* **STATED PROBLEM**: Would you copy the records below, exactly and only from their first line through the line containing "const yTickLabels = [0, 5, 10, 15, 20];", without any pictures?
[Begin]
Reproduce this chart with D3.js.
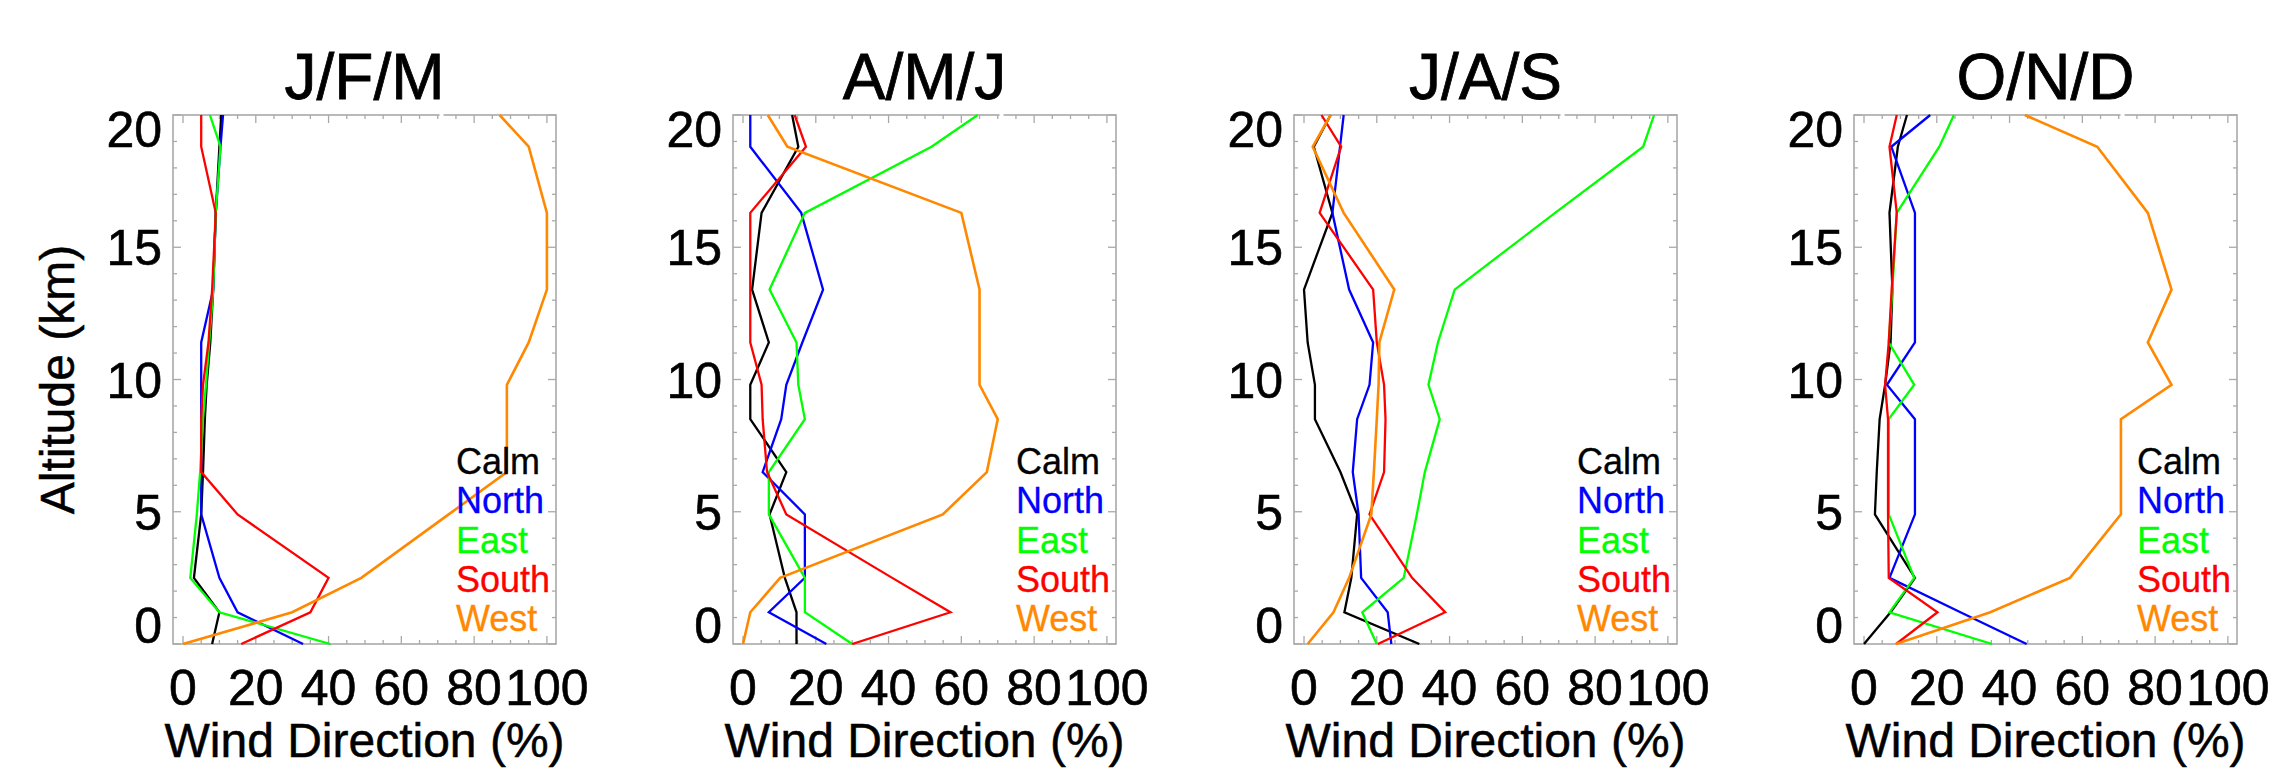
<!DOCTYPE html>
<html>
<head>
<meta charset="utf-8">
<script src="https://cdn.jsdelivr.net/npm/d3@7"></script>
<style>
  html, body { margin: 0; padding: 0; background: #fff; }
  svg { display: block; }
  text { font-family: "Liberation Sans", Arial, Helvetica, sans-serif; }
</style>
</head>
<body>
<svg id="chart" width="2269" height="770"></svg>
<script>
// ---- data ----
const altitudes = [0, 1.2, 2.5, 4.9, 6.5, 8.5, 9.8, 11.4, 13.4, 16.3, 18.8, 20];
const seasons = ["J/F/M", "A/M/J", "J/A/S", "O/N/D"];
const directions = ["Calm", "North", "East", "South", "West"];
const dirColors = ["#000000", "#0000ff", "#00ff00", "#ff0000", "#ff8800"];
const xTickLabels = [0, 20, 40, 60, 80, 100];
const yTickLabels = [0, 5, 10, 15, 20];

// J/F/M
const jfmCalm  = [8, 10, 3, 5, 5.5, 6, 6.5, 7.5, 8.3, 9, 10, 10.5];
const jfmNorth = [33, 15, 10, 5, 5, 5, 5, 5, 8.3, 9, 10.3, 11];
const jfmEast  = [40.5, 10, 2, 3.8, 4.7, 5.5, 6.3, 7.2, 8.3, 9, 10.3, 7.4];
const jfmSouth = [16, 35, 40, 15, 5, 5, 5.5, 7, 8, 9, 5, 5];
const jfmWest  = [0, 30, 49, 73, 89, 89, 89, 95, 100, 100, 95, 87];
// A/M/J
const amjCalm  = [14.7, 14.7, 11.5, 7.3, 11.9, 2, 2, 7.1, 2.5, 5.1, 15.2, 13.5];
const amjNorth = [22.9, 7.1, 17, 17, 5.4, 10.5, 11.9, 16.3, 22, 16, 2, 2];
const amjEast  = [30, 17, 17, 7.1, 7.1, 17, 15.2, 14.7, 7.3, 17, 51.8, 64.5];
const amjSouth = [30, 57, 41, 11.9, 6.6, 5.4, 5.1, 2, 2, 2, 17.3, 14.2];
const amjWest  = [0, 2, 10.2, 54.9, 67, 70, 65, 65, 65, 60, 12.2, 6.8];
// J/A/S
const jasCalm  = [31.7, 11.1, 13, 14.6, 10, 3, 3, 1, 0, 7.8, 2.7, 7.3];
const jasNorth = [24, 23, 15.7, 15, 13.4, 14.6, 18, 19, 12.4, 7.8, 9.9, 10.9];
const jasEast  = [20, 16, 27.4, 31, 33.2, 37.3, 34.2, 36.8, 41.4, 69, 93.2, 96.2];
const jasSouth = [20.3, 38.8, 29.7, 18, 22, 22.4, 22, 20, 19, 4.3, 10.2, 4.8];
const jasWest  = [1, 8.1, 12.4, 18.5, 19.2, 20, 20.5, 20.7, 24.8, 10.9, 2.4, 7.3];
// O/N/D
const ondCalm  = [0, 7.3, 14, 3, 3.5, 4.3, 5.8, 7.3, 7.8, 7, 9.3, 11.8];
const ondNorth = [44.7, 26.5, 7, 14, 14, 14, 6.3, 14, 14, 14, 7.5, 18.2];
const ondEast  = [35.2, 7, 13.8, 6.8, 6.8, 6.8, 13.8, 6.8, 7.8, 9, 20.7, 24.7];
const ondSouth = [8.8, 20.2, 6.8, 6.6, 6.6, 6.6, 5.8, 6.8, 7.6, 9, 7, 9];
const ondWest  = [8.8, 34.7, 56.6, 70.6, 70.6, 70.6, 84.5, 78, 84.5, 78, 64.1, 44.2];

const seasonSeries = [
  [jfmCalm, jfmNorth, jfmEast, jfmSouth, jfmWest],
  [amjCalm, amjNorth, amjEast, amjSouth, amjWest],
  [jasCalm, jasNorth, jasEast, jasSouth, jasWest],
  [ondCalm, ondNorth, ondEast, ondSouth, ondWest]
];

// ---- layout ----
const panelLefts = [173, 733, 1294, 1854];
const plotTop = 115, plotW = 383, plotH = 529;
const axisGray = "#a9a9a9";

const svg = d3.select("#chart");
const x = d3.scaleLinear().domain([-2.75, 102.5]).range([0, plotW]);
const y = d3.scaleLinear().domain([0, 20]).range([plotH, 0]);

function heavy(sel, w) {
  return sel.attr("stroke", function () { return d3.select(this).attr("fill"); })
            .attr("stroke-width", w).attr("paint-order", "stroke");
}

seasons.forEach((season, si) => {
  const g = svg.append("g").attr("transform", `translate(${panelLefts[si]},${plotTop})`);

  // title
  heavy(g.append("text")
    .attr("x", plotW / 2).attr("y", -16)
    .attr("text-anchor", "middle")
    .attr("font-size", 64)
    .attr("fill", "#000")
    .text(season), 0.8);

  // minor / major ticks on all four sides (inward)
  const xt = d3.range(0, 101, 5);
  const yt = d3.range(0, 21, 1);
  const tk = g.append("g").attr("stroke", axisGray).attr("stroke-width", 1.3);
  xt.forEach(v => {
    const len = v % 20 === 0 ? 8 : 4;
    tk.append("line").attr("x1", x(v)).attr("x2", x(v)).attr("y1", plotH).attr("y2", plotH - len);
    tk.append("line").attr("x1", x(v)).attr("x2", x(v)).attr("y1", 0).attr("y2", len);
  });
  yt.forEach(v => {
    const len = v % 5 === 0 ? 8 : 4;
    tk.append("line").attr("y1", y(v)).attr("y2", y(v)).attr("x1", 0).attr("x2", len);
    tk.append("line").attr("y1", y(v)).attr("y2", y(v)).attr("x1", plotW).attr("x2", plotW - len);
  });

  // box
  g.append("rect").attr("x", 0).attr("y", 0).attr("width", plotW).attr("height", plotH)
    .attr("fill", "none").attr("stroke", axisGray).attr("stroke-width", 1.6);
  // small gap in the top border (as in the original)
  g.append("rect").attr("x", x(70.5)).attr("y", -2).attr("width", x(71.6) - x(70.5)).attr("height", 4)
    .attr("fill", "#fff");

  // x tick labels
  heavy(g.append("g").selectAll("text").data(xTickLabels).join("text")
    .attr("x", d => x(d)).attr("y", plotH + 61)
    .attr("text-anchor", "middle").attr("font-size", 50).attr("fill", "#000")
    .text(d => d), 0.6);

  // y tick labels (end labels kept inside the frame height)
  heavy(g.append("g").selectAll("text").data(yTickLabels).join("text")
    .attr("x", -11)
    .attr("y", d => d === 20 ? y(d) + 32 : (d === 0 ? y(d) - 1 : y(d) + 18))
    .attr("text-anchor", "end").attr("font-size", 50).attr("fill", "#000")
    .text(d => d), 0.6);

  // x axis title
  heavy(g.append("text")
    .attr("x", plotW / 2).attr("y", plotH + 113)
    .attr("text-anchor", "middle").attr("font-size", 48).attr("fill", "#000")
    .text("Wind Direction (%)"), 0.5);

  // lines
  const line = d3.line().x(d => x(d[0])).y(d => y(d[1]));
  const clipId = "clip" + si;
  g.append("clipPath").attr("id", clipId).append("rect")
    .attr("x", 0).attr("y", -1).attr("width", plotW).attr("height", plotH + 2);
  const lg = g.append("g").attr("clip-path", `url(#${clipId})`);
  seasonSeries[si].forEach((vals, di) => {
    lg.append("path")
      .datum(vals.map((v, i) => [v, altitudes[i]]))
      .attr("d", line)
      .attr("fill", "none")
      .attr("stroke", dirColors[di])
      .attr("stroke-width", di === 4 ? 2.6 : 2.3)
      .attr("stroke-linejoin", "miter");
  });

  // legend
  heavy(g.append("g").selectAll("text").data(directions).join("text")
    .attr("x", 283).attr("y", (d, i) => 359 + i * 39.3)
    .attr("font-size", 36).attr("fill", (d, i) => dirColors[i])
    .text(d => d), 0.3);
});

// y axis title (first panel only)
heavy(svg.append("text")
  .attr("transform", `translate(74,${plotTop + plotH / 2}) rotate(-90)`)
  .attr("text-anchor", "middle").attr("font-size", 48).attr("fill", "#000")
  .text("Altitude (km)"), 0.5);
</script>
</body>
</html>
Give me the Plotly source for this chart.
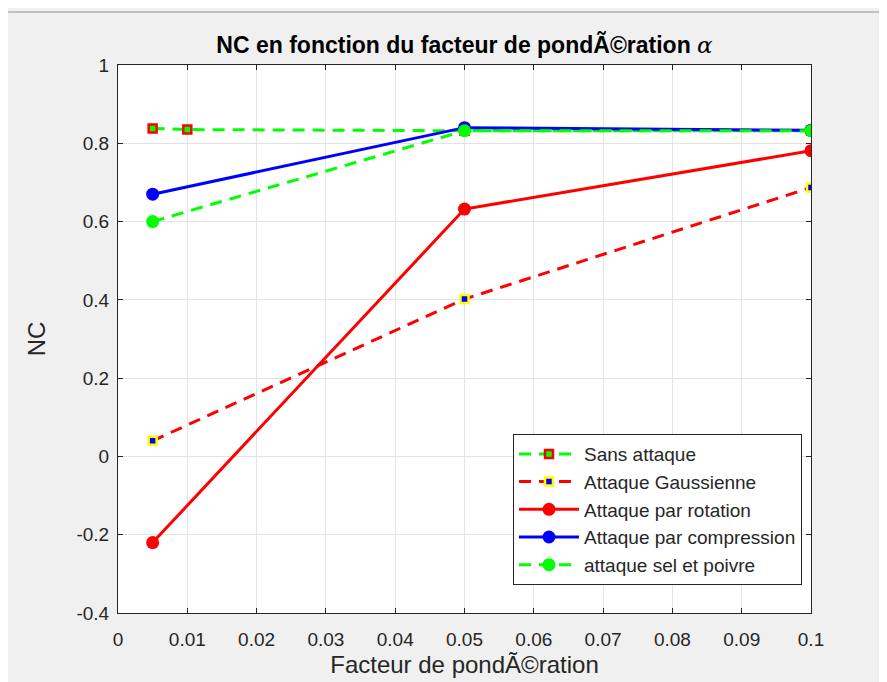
[End]
* **WORKED ANSWER**:
Reproduce this chart with D3.js.
<!DOCTYPE html>
<html>
<head>
<meta charset="utf-8">
<script src="https://cdn.jsdelivr.net/npm/d3@7"></script>
<style>
  html, body { margin: 0; padding: 0; background: #fff; }
  svg { display: block; }
  text { font-family: "Liberation Sans", Arial, Helvetica, sans-serif; }
</style>
</head>
<body>
<svg id="chart" width="2269" height="770"></svg>
<script>
// ---- data ----
const altitudes = [0, 1.2, 2.5, 4.9, 6.5, 8.5, 9.8, 11.4, 13.4, 16.3, 18.8, 20];
const seasons = ["J/F/M", "A/M/J", "J/A/S", "O/N/D"];
const directions = ["Calm", "North", "East", "South", "West"];
const dirColors = ["#000000", "#0000ff", "#00ff00", "#ff0000", "#ff8800"];
const xTickLabels = [0, 20, 40, 60, 80, 100];
const yTickLabels = [0, 5, 10, 15, 20];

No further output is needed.